Previous studies have reported continued focal gray matter loss after the clinical onset of schizophrenia. Longitudinal assessments in chronic illness, of white matter in particular, have been less conclusive.

We used diffusion-tensor and structural magnetic resonance imaging in 16 healthy subjects and 49 chronic schizophrenia patients, subdivided into good-outcome (n=23) and poor-outcome (n=26) groups, scanned twice 4 years apart. Fractional anisotropy, gray matter and white matter volumes were parcellated into the Brodmann’s areas and entered into multiway ANCOVAs.

At baseline, schizophrenia patients had 1) lower anisotropy in frontoparietal white matter, 2) larger posterior frontal white matter volumes, and 3) smaller frontal, temporal, and parietal gray matter volumes. On follow-up, healthy subjects showed a more pronounced 1) decline in anisotropy, 2) expansion of regional white matter volumes, and 3) reduction in regional gray matter volumes than schizophrenia patients. Good-outcome patients showed a more pronounced decline in white matter anisotropy and a less pronounced increase in white matter volumes than poor-outcome patients. Poor-outcome patients displayed a greater gray matter loss throughout the brain than good-outcome patients.

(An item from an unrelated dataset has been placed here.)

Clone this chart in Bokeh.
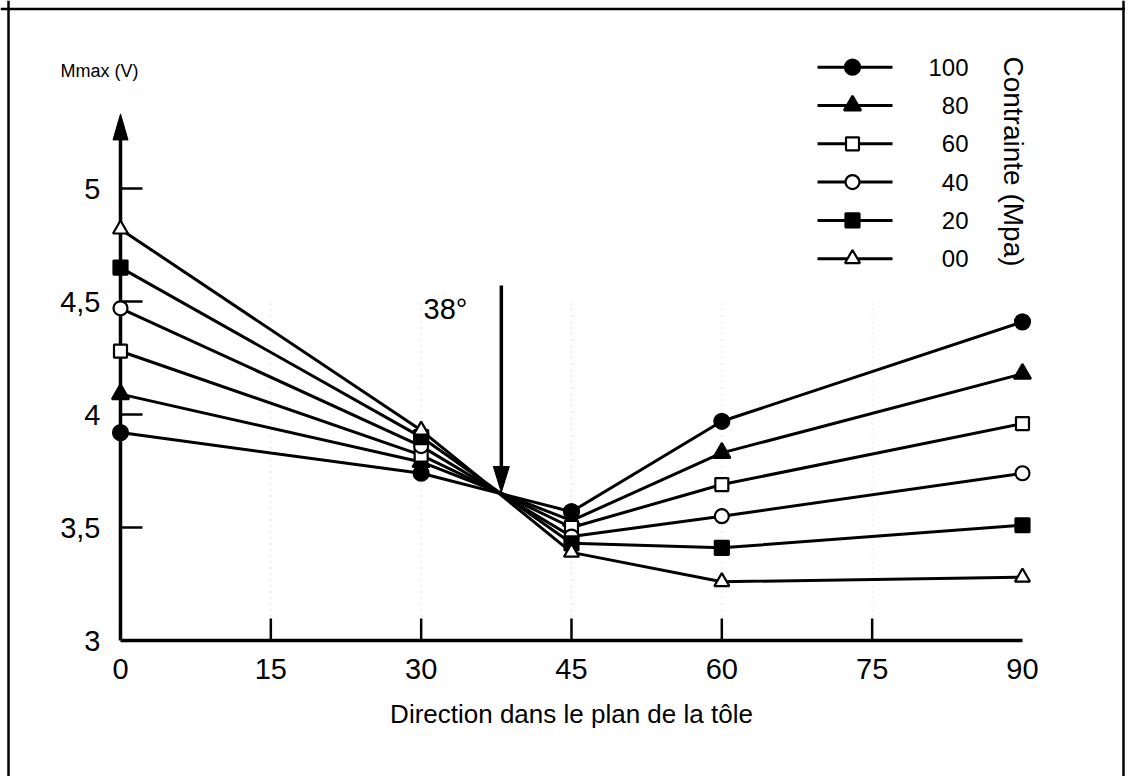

In the chronic phase of the illness, longitudinal changes in both gray and white matter are in the direction of an effacement of between-group differences among schizophrenia patients and healthy subjects. Similarly, preexisting white matter differences between good-outcome and poor-outcome patients diminish over time. In contrast, gray matter volumes in poor-outcome patients continue to decline more rapidly than in patients with good outcome. These patterns are consistent with earlier onset of aging-associated changes in schizophrenia.

Key Words: Kraepelinian schizophrenia, poor outcome, anisotropy, white matter, illness progression.